* [What this task involves]: Copy each line with the word "size" in it.

* [Dataset excerpt]:

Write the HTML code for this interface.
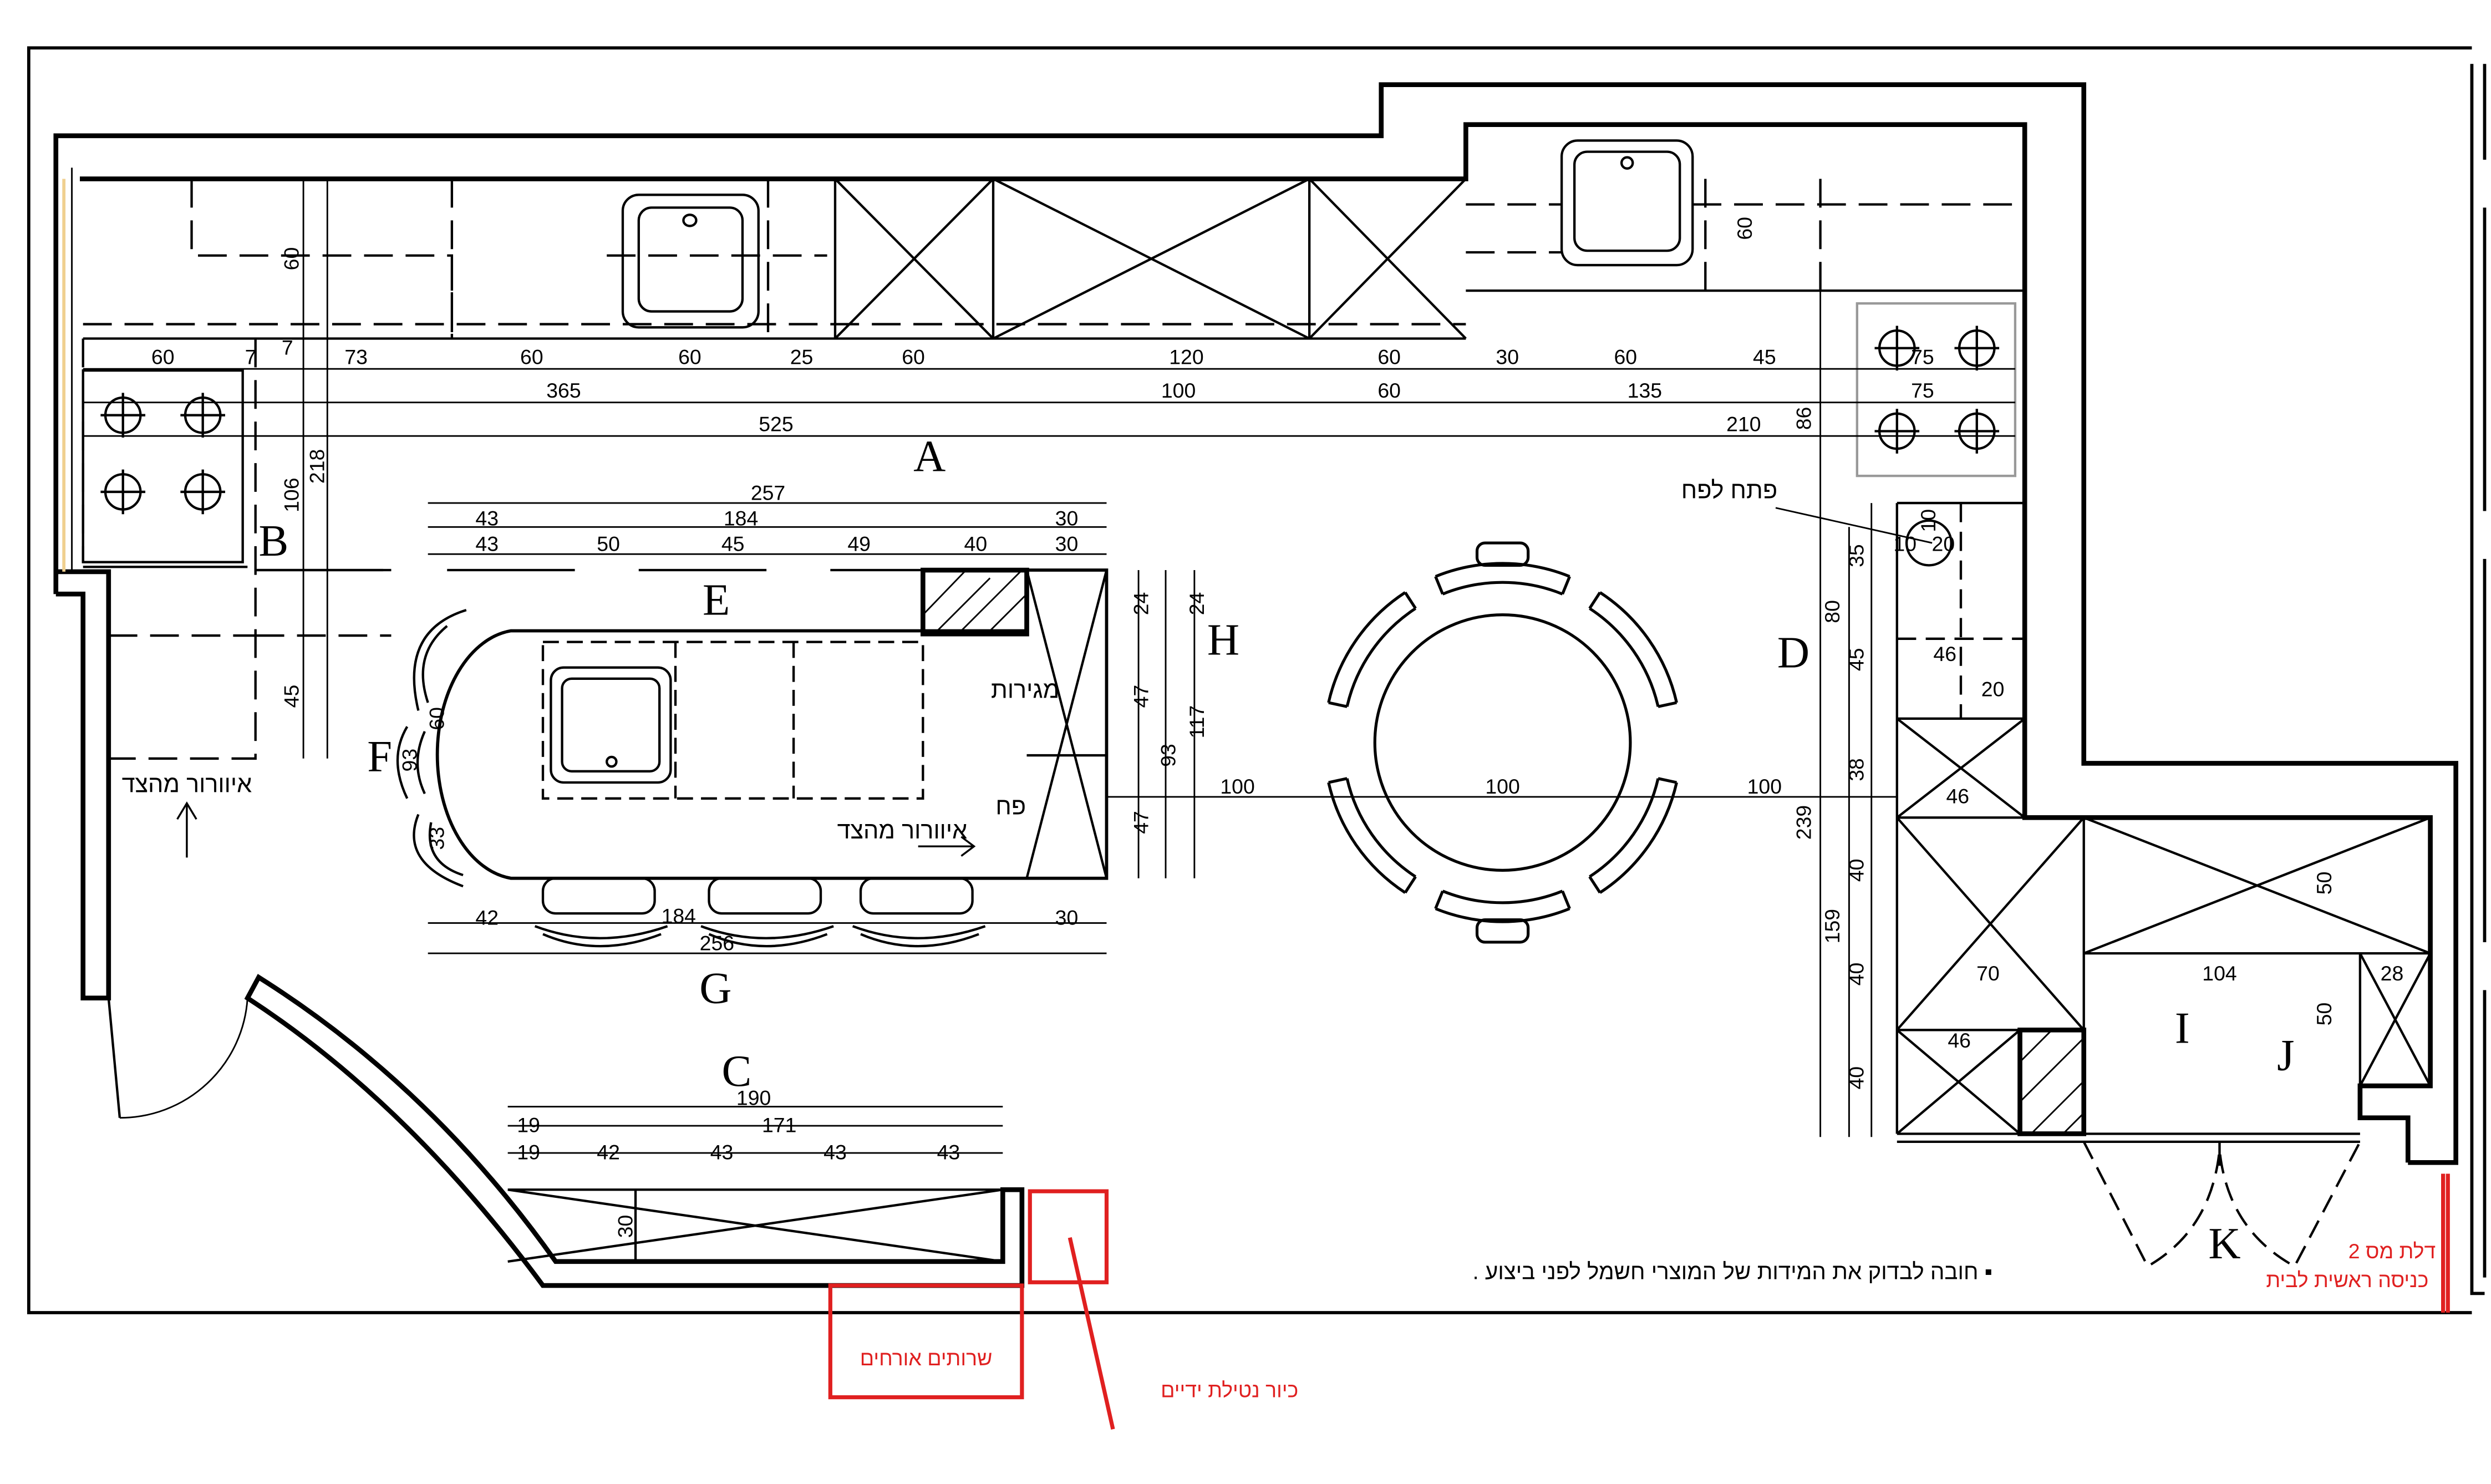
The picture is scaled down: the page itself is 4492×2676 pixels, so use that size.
<!DOCTYPE html>
<html><head><meta charset="utf-8"><style>
html,body{margin:0;padding:0;background:#fff}
svg{display:block}
text{font-family:"Liberation Sans",sans-serif}
.l{font-family:"Liberation Serif",serif;font-size:28px}
.d{font-size:13px;text-anchor:middle}
.h{font-family:"Liberation Sans","Noto Sans CJK SC",sans-serif}
.r{fill:#e02020}
</style></head><body>
<svg width="4492" height="2676" viewBox="0 0 1560 929.3" xmlns="http://www.w3.org/2000/svg">
<g fill="none" stroke="#000">
<path d="M1548,30 H18 V822 H1548" stroke-width="2"/>
<path d="M1548,40 V810 H1556 M1556,40 V100 M1556,130 V320 M1556,350 V590 M1556,620 V800" stroke-width="2"/>
<g stroke-width="3">
<path d="M35,372 V85 H865 V53 H1305 V478 H1538 V728 H1508"/>
<path d="M50,112 H918 V78 H1268 V512 H1522 V680 H1478 V700 H1508 V728"/>
<path d="M35,358 H68 V625 H52 V372 H35"/>
<path d="M155,625 Q255,690 340,805 H640 V745 H628 V790 H348 Q270,680 162,612 Z"/>
</g>
<path d="M40,112 V358" stroke="#f0d090" stroke-width="2"/>
<path d="M45,105 V358" stroke-width="1"/>
<path d="M68,625 L75,700" stroke-width="1.5"/>
<path d="M75,700 A80,80 0 0 0 155,625" stroke-width="1"/>
<g stroke-width="1.5">
<path d="M52,212 H918"/>
<path d="M52,203 H918" stroke-dasharray="18,8"/>
<path d="M120,112 V160 H283 V212 M283,112 V212" stroke-dasharray="18,8"/>
<path d="M523,112 V212 M622,112 V212 M820,112 V212 M523,112 L622,212 M622,112 L523,212 M622,112 L820,212 M820,112 L622,212 M820,112 L918,212 M918,112 L820,212"/>
<rect x="390" y="122" width="85" height="83" rx="10"/>
<rect x="400" y="130" width="65" height="65" rx="8"/>
<ellipse cx="432" cy="138" rx="4" ry="3.5"/>
<path d="M380,160 H518 M481,112 V212" stroke-dasharray="18,8"/>
<path d="M918,182 H1268"/>
<path d="M918,128 H978 M1060,128 H1268 M918,158 H978 M1068,112 V182 M1140,112 V182" stroke-dasharray="18,8"/>
<rect x="978" y="88" width="82" height="78" rx="10"/>
<rect x="986" y="95" width="66" height="62" rx="8"/>
<circle cx="1019" cy="102" r="3.5"/>
<rect x="1163" y="190" width="99" height="108" stroke="#999"/>
<rect x="52" y="232" width="100" height="120"/>
<path d="M52,212 V352 M160,212 V475 H68 M160,398 H245 M68,398 H160" stroke-dasharray="18,8"/>
<path d="M52,355 H155 M160,357 H245"/>
</g>
<g stroke-width="1.5">
<circle cx="77" cy="260" r="11"/><circle cx="127" cy="260" r="11"/><circle cx="77" cy="308" r="11"/><circle cx="127" cy="308" r="11"/>
<path d="M63,260 H91 M77,246 V274 M113,260 H141 M127,246 V274 M63,308 H91 M77,294 V322 M113,308 H141 M127,294 V322"/>
<circle cx="1188" cy="218" r="11"/><circle cx="1238" cy="218" r="11"/><circle cx="1188" cy="270" r="11"/><circle cx="1238" cy="270" r="11"/>
<path d="M1174,218 H1202 M1188,204 V232 M1224,218 H1252 M1238,204 V232 M1174,270 H1202 M1188,256 V284 M1224,270 H1252 M1238,256 V284"/>
</g>
<g stroke-width="1">
<path d="M52,231 H1262 M52,252 H1262 M52,273 H1262"/>
<path d="M190,112 V475 M205,112 V475"/>
<path d="M268,315 H693 M268,330 H693 M268,347 H693 M268,578 H693 M268,597 H693"/>
<path d="M713,357 V550 M730,357 V550 M748,357 V550"/>
<path d="M693,499 H1188"/>
<path d="M1140,182 V712 M1158,330 V712 M1172,315 V712"/>
<path d="M318,693 H628 M318,705 H628 M318,722 H628"/>
<path d="M1305,597 H1522"/>
<path d="M160,357 H578" stroke-dasharray="80,40" stroke-width="1.5"/>
</g>
<g stroke-width="1.5">
<path d="M320,395 H643 V357 H693 V550 H320 A52,78 0 0 1 320,395 Z" stroke-width="2"/>
<path d="M578,357 H643 V397 H578 Z" stroke-width="3"/>
<path d="M585,397 L620,362 M600,397 L640,357 M618,397 L643,372 M578,385 L605,357" stroke-width="1"/>
<path d="M643,357 L693,550 M693,357 L643,550 M643,473 H693"/>
<rect x="340" y="402" width="238" height="98" stroke-dasharray="10,5"/>
<path d="M423,402 V500 M497,402 V500" stroke-dasharray="10,5"/>
<rect x="345" y="418" width="75" height="72" rx="8"/>
<rect x="352" y="425" width="61" height="58" rx="6"/>
<circle cx="383" cy="477" r="3"/>
<path d="M292,382 Q250,395 262,445 M280,392 Q258,410 268,440"/>
<path d="M255,455 Q243,475 255,500 M266,458 Q257,478 266,497"/>
<path d="M262,510 Q250,540 290,555 M270,515 Q265,540 290,548"/>
<rect x="340" y="550" width="70" height="22" rx="8"/><path d="M335,580 Q375,595 418,580 M340,585 Q375,600 414,585"/>
<rect x="444" y="550" width="70" height="22" rx="8"/><path d="M439,580 Q479,595 522,580 M444,585 Q479,600 518,585"/>
<rect x="539" y="550" width="70" height="22" rx="8"/><path d="M534,580 Q574,595 617,580 M539,585 Q574,600 613,585"/>
</g>
<g stroke-width="1.8">
<circle cx="941" cy="465" r="80"/>
<path d="M899,361 A112,112 0 0 1 983,361 M903.5,372 A100,100 0 0 1 978.5,372 M899,361 L903.5,372 M983,361 L978.5,372"/>
<path d="M983,569 A112,112 0 0 1 899,569 M978.5,558 A100,100 0 0 1 903.5,558 M899,569 L903.5,558 M983,569 L978.5,558"/>
<path d="M1002,371 A112,112 0 0 1 1050,440 M995.5,381 A100,100 0 0 1 1038.4,442.5 M1002,371 L995.5,381 M1050,440 L1038.4,442.5"/>
<path d="M1050,490 A112,112 0 0 1 1002,559 M1038.4,487.5 A100,100 0 0 1 995.5,549 M1002,559 L995.5,549 M1050,490 L1038.4,487.5"/>
<path d="M832,440 A112,112 0 0 1 880,371 M843.6,442.5 A100,100 0 0 1 886.5,381 M880,371 L886.5,381 M832,440 L843.6,442.5"/>
<path d="M880,559 A112,112 0 0 1 832,490 M886.5,549 A100,100 0 0 1 843.6,487.5 M880,559 L886.5,549 M832,490 L843.6,487.5"/>
<rect x="925" y="340" width="32" height="14" rx="5"/><rect x="925" y="576" width="32" height="14" rx="5"/>
</g>
<g stroke-width="1.5">
<path d="M1188,315 H1268 M1188,315 V710 M1188,450 H1268 M1188,450 L1268,512 M1268,450 L1188,512"/>
<path d="M1188,400 H1268 M1228,315 V450" stroke-dasharray="12,6"/>
<circle cx="1208" cy="340" r="14"/>
<path d="M1188,512 H1305 V710 M1188,512 L1305,645 M1305,512 L1188,645 M1188,645 H1265 M1188,645 L1265,710 M1265,645 L1188,710"/>
<path d="M1265,645 H1305 V710 H1265 Z" stroke-width="3"/>
<path d="M1265,665 L1285,645 M1265,690 L1305,650 M1272,710 L1305,677 M1292,710 L1305,697" stroke-width="1"/>
<path d="M1305,512 L1522,597 M1522,512 L1305,597 M1305,597 H1522 M1478,597 V680 M1478,597 L1522,680 M1522,597 L1478,680"/>
<path d="M1188,710 H1478 M1188,715 H1478"/>
<path d="M1390,715 V730" />
<path d="M1305,715 L1345,793 Q1385,770 1390,720 Q1395,770 1437,793 L1478,715" stroke-dasharray="12,6"/>
</g>
<g stroke-width="1.5">
<path d="M318,745 H628 M318,745 L628,790 M628,745 L318,790 M398,745 V790"/>
</g>
<path d="M1112,318 L1210,340" stroke-width="1"/>
<path d="M117,537 V503 M111,513 L117,503 L123,513" stroke-width="1.2"/>
<path d="M575,530 H610 M602,524 L610,530 L602,536" stroke-width="1.2"/>
<g stroke="#e02020" stroke-width="2.5">
<rect x="520" y="805" width="120" height="70"/>
<rect x="645" y="746" width="48" height="57"/>
<path d="M670,775 L697,895"/>
<path d="M1530,735 V822 M1533,735 V822"/>
</g>
</g>
<text class="l" x="572" y="295">A</text>
<text class="l" x="162" y="348">B</text>
<text class="l" x="440" y="385">E</text>
<text class="l" x="756" y="410">H</text>
<text class="l" x="1113" y="418">D</text>
<text class="l" x="230" y="483">F</text>
<text class="l" x="438" y="628">G</text>
<text class="l" x="452" y="680">C</text>
<text class="l" x="1362" y="653">I</text>
<text class="l" x="1426" y="670">J</text>
<text class="l" x="1383" y="788">K</text>
<g>
<text class="d" x="102" y="228">60</text><text class="d" x="157" y="228">7</text><text class="d" x="180" y="222">7</text><text class="d" x="223" y="228">73</text><text class="d" x="333" y="228">60</text><text class="d" x="432" y="228">60</text><text class="d" x="502" y="228">25</text><text class="d" x="572" y="228">60</text><text class="d" x="743" y="228">120</text><text class="d" x="870" y="228">60</text><text class="d" x="944" y="228">30</text><text class="d" x="1018" y="228">60</text><text class="d" x="1105" y="228">45</text><text class="d" x="1204" y="228">75</text>
<text class="d" x="353" y="249">365</text><text class="d" x="738" y="249">100</text><text class="d" x="870" y="249">60</text><text class="d" x="1030" y="249">135</text><text class="d" x="1204" y="249">75</text>
<text class="d" x="486" y="270">525</text><text class="d" x="1092" y="270">210</text>
<text class="d" x="481" y="313">257</text>
<text class="d" x="305" y="329">43</text><text class="d" x="464" y="329">184</text><text class="d" x="668" y="329">30</text>
<text class="d" x="305" y="345">43</text><text class="d" x="381" y="345">50</text><text class="d" x="459" y="345">45</text><text class="d" x="538" y="345">49</text><text class="d" x="611" y="345">40</text><text class="d" x="668" y="345">30</text>
<text class="d" x="305" y="579">42</text><text class="d" x="425" y="578">184</text><text class="d" x="668" y="579">30</text>
<text class="d" x="449" y="595">256</text>
<text class="d" x="775" y="497">100</text><text class="d" x="941" y="497">100</text><text class="d" x="1105" y="497">100</text>
<text class="d" x="472" y="692">190</text><text class="d" x="331" y="709">19</text><text class="d" x="488" y="709">171</text>
<text class="d" x="331" y="726">19</text><text class="d" x="381" y="726">42</text><text class="d" x="452" y="726">43</text><text class="d" x="523" y="726">43</text><text class="d" x="594" y="726">43</text>
<text class="d" x="1245" y="614">70</text><text class="d" x="1390" y="614">104</text><text class="d" x="1498" y="614">28</text>
<text class="d" x="1227" y="656">46</text><text class="d" x="1218" y="414">46</text><text class="d" x="1226" y="503">46</text><text class="d" x="1248" y="436">20</text><text class="d" x="1217" y="345">20</text><text class="d" x="1193" y="345">10</text>
</g>
<g font-size="13" text-anchor="middle">
<text transform="translate(187,162) rotate(-90)">60</text>
<text transform="translate(187,310) rotate(-90)">106</text>
<text transform="translate(203,292) rotate(-90)">218</text>
<text transform="translate(187,436) rotate(-90)">45</text>
<text transform="translate(1097,143) rotate(-90)">60</text>
<text transform="translate(1134,262) rotate(-90)">86</text>
<text transform="translate(1152,383) rotate(-90)">80</text>
<text transform="translate(1134,515) rotate(-90)">239</text>
<text transform="translate(1152,580) rotate(-90)">159</text>
<text transform="translate(1167,348) rotate(-90)">35</text>
<text transform="translate(1167,413) rotate(-90)">45</text>
<text transform="translate(1167,482) rotate(-90)">38</text>
<text transform="translate(1167,545) rotate(-90)">40</text>
<text transform="translate(1167,610) rotate(-90)">40</text>
<text transform="translate(1167,675) rotate(-90)">40</text>
<text transform="translate(1212,326) rotate(-90)">10</text>
<text transform="translate(1460,553) rotate(-90)">50</text>
<text transform="translate(1460,635) rotate(-90)">50</text>
<text transform="translate(396,768) rotate(-90)">30</text>
<text transform="translate(719,378) rotate(-90)">24</text>
<text transform="translate(754,378) rotate(-90)">24</text>
<text transform="translate(719,436) rotate(-90)">47</text>
<text transform="translate(736,473) rotate(-90)">93</text>
<text transform="translate(754,452) rotate(-90)">117</text>
<text transform="translate(719,515) rotate(-90)">47</text>
<text transform="translate(261,476) rotate(-90)">93</text>
<text transform="translate(278,450) rotate(-90)">60</text>
<text transform="translate(278,525) rotate(-90)">33</text>
</g>
<g class="h" font-size="15">
<text x="1083" y="312" text-anchor="middle" direction="rtl">פתח לפח</text>
<text x="642" y="437" text-anchor="middle" direction="rtl">מגירות</text>
<text x="633" y="510" text-anchor="middle">פח</text>
<text x="565" y="525" text-anchor="middle" direction="rtl">איוורור מהצד</text>
<text x="117" y="496" text-anchor="middle" direction="rtl">איוורור מהצד</text>
<text x="1085" y="801" text-anchor="middle" direction="rtl" font-size="14">▪ חובה לבדוק את המידות של המוצרי חשמל לפני ביצוע .</text>
</g>
<g class="h" font-size="13">
<text class="r" x="580" y="855" text-anchor="middle">שרותים אורחים</text>
<text class="r" x="770" y="875" text-anchor="middle">כיור נטילת ידיים</text>
<text class="r" x="1498" y="788" text-anchor="middle">דלת מס 2</text>
<text class="r" x="1470" y="806" text-anchor="middle">כניסה ראשית לבית</text>
</g>
</svg>
</body></html>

* [Task solution]:
The picture is scaled down: the page itself is 4492×2676 pixels, so use that size.
.l{font-family:"Liberation Serif",serif;font-size:28px}
.d{font-size:13px;text-anchor:middle}
<g font-size="13" text-anchor="middle">
<g class="h" font-size="15">
<text x="1085" y="801" text-anchor="middle" direction="rtl" font-size="14">▪ חובה לבדוק את המידות של המוצרי חשמל לפני ביצוע .</text>
<g class="h" font-size="13">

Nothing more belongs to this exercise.